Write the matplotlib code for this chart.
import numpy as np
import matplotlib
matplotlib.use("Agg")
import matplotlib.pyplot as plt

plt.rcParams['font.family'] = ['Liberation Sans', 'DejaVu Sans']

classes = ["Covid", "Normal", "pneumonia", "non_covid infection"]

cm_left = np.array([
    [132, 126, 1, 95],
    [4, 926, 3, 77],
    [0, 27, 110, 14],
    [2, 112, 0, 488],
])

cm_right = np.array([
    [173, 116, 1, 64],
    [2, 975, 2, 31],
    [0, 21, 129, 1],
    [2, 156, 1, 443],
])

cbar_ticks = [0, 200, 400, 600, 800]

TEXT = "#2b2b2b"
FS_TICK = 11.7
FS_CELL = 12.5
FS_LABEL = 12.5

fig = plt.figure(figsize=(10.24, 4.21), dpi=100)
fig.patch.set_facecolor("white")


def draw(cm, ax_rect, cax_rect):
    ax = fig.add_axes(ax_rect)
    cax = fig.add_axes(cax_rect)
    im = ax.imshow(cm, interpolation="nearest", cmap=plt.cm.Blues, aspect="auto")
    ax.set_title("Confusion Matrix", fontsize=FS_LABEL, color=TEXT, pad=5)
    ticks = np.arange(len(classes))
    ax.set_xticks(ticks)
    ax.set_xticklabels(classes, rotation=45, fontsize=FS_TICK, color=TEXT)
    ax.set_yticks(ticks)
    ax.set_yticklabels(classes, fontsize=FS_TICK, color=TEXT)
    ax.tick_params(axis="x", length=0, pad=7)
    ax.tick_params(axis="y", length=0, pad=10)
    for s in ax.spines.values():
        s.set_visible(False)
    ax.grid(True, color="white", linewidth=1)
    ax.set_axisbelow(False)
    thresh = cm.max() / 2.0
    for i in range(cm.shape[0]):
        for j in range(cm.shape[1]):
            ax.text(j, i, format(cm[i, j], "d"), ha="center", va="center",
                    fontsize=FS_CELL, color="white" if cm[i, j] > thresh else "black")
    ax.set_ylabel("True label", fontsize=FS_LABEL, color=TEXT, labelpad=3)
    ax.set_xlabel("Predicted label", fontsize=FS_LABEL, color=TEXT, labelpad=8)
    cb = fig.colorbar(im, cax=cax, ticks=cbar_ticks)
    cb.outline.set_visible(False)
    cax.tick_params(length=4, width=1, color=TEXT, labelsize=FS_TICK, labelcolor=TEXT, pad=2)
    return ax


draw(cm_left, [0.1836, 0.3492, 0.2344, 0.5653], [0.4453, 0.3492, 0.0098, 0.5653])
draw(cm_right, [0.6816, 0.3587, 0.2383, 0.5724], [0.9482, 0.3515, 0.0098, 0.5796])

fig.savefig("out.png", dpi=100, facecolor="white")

· · ·

Aim » Make an exact copy of the listing, including every line.

The solution »
Write the matplotlib code for this chart.
import numpy as np
import matplotlib
matplotlib.use("Agg")
import matplotlib.pyplot as plt

plt.rcParams['font.family'] = ['Liberation Sans', 'DejaVu Sans']

classes = ["Covid", "Normal", "pneumonia", "non_covid infection"]

cm_left = np.array([
    [132, 126, 1, 95],
    [4, 926, 3, 77],
    [0, 27, 110, 14],
    [2, 112, 0, 488],
])

cm_right = np.array([
    [173, 116, 1, 64],
    [2, 975, 2, 31],
    [0, 21, 129, 1],
    [2, 156, 1, 443],
])

cbar_ticks = [0, 200, 400, 600, 800]

TEXT = "#2b2b2b"
FS_TICK = 11.7
FS_CELL = 12.5
FS_LABEL = 12.5

fig = plt.figure(figsize=(10.24, 4.21), dpi=100)
fig.patch.set_facecolor("white")


def draw(cm, ax_rect, cax_rect):
    ax = fig.add_axes(ax_rect)
    cax = fig.add_axes(cax_rect)
    im = ax.imshow(cm, interpolation="nearest", cmap=plt.cm.Blues, aspect="auto")
    ax.set_title("Confusion Matrix", fontsize=FS_LABEL, color=TEXT, pad=5)
    ticks = np.arange(len(classes))
    ax.set_xticks(ticks)
    ax.set_xticklabels(classes, rotation=45, fontsize=FS_TICK, color=TEXT)
    ax.set_yticks(ticks)
    ax.set_yticklabels(classes, fontsize=FS_TICK, color=TEXT)
    ax.tick_params(axis="x", length=0, pad=7)
    ax.tick_params(axis="y", length=0, pad=10)
    for s in ax.spines.values():
        s.set_visible(False)
    ax.grid(True, color="white", linewidth=1)
    ax.set_axisbelow(False)
    thresh = cm.max() / 2.0
    for i in range(cm.shape[0]):
        for j in range(cm.shape[1]):
            ax.text(j, i, format(cm[i, j], "d"), ha="center", va="center",
                    fontsize=FS_CELL, color="white" if cm[i, j] > thresh else "black")
    ax.set_ylabel("True label", fontsize=FS_LABEL, color=TEXT, labelpad=3)
    ax.set_xlabel("Predicted label", fontsize=FS_LABEL, color=TEXT, labelpad=8)
    cb = fig.colorbar(im, cax=cax, ticks=cbar_ticks)
    cb.outline.set_visible(False)
    cax.tick_params(length=4, width=1, color=TEXT, labelsize=FS_TICK, labelcolor=TEXT, pad=2)
    return ax


draw(cm_left, [0.1836, 0.3492, 0.2344, 0.5653], [0.4453, 0.3492, 0.0098, 0.5653])
draw(cm_right, [0.6816, 0.3587, 0.2383, 0.5724], [0.9482, 0.3515, 0.0098, 0.5796])

fig.savefig("out.png", dpi=100, facecolor="white")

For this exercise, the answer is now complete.